With that in mind, I was surprised he didn’t sign the pieces; having invested that kind of time and effort into them, an artist is entitled to the recognition, surely?

“I was learning as I was doing the boxes, and I was reluctant to sign them. And I didn’t have a name to really put on them.

“People don’t necessarily associate me with them though what I find is on social media people make the connection — ‘oh, you did those?’ — and the reaction’s always good, always positive.

“I’ve rarely had negative comments about anything I’ve worked on, I could number those [negatives] on the fingers on one hand, honestly.

“I still work on it. I’ve learned a lot this year while I’ve been doing work that isn’t really my work to the same extent — if I’m working with a school, for instance, the ideas and the style are dictated by the students.

“And I’m happy to work with lots of ideas, but there’s also a sense of ‘this is my thing and this is how I want to do it’, not in an arrogant sense but maybe in a way where I can take a break, reassess, and develop my own thing.

“The work that I did in the Huguenot Quarter is the kind of work I’d like to do. I want to continue exploring that, there’s so much to develop on the technical side.”
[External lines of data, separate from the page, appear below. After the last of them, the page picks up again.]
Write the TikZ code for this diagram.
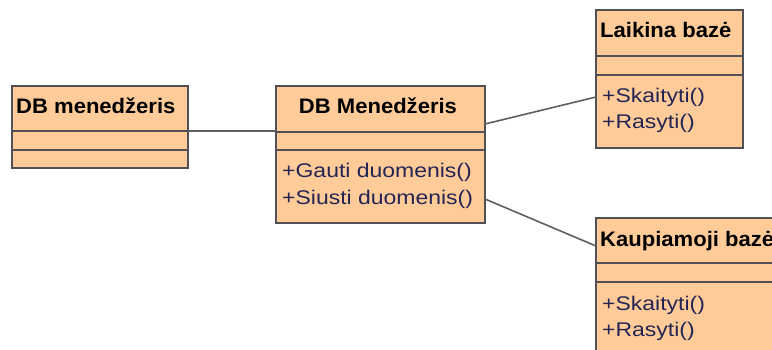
\documentclass[tikz,border=0pt]{standalone}
\usepackage{fontspec}
\setmainfont{Liberation Sans}
\newfontfamily\clsname[FakeStretch=1.05]{Liberation Sans}
\newfontfamily\clsop[FakeStretch=1.16]{Liberation Sans}
\definecolor{umlfill}{RGB}{255,204,153}
\definecolor{umlborder}{RGB}{80,80,86}
\definecolor{umlop}{RGB}{36,36,84}
\definecolor{umllink}{RGB}{95,95,95}
\tikzset{
  umlbox/.style={draw=umlborder, fill=umlfill, line width=1.3pt, inner sep=0pt, outer sep=0pt, anchor=north west},
  umldiv/.style={draw=umlborder, line width=1.3pt},
  clstitle/.style={anchor=base west, inner sep=0pt, font=\clsname\bfseries\fontsize{21}{24}\selectfont, text=black},
  clsmethod/.style={anchor=base west, inner sep=0pt, font=\clsop\fontsize{19.8}{24}\selectfont, text=umlop},
  assoc/.style={draw=umllink, line width=1.6pt}
}
\begin{document}
\begin{tikzpicture}[x=1pt,y=-1pt]
\useasboundingbox (0,0) rectangle (772,349);
\fill[white] (0,0) rectangle (772,349);
\clip (0,0) rectangle (772,349);

% class: DB menedzeris (left)
\node[umlbox, minimum width=176pt, minimum height=82pt] (b1) at (12,86) {};
\draw[umldiv] (12,131) -- (188,131);
\draw[umldiv] (12,150) -- (188,150);
\node[clstitle] (b1t) at (16,113) {DB menedžeris};

% class: DB Menedzeris (centre)
\node[umlbox, minimum width=209pt, minimum height=137pt] (b2) at (276,86) {};
\draw[umldiv] (276,132) -- (485,132);
\draw[umldiv] (276,150) -- (485,150);
\node[clstitle, anchor=base] (b2t) at (378,113) {DB Menedžeris};
\node[clsmethod] (b2m1) at (282,177) {+Gauti duomenis()};
\node[clsmethod] (b2m2) at (282,204) {+Siusti duomenis()};

% class: Laikina baze
\node[umlbox, minimum width=147pt, minimum height=138pt] (b3) at (596,10) {};
\draw[umldiv] (596,56) -- (743,56);
\draw[umldiv] (596,75) -- (743,75);
\node[clstitle] (b3t) at (600,37) {Laikina bazė};
\node[clsmethod] (b3m1) at (602,102) {+Skaityti()};
\node[clsmethod] (b3m2) at (602,128) {+Rasyti()};

% class: Kaupiamoji baze (runs past the right and bottom edges)
\node[umlbox, minimum width=200pt, minimum height=150pt] (b4) at (596,218) {};
\draw[umldiv] (596,263) -- (796,263);
\draw[umldiv] (596,282) -- (796,282);
\node[clstitle] (b4t) at (600,246) {Kaupiamoji bazė};
\node[clsmethod] (b4m1) at (602,310) {+Skaityti()};
\node[clsmethod] (b4m2) at (602,336) {+Rasyti()};

% association end points on the class borders
\coordinate (a1) at (b1.east |- 0,131);
\coordinate (a2) at (b2.west |- 0,131);
\coordinate (c1) at (b2.east |- 0,124);
\coordinate (c2) at (b3.west |- 0,97);
\coordinate (d1) at (b2.east |- 0,199);
\coordinate (d2) at (b4.west |- 0,246);

\draw[assoc] (a1) -- (a2);
\draw[assoc] (c1) -- (c2);
\draw[assoc] (d1) -- (d2);
\end{tikzpicture}
\end{document}
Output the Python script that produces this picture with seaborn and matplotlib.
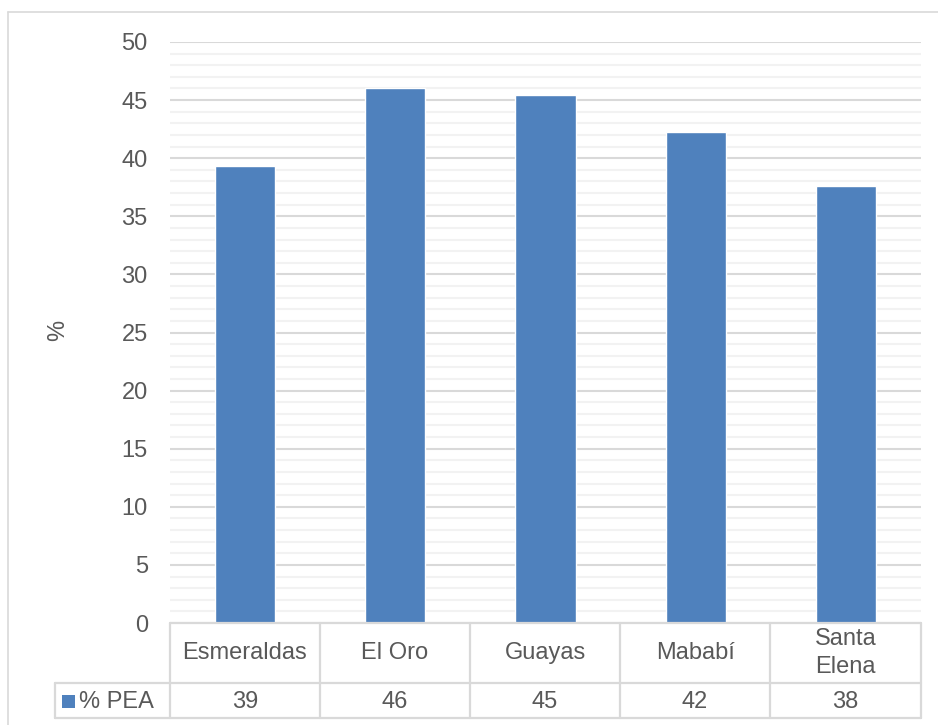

Back to the Huguenot Quarter – and back to civic pride. Joyce’s art does immense work in creating that awareness within Cork of the city’s heritage, but it’s all the more powerful for its accessibility, and the fact that it filters through to citizens and visitors alike in a subtle way. The pride people take in Cork is reflected back to them by the physical environment of the city.

“I’ve never thought of it that way,” said Joyce.

“Being proud of your city and its history to put something up like that, but maybe deep down that’s it, that these things are worth celebrating, things which are still alive in our culture – things which street art can help to keep alive.”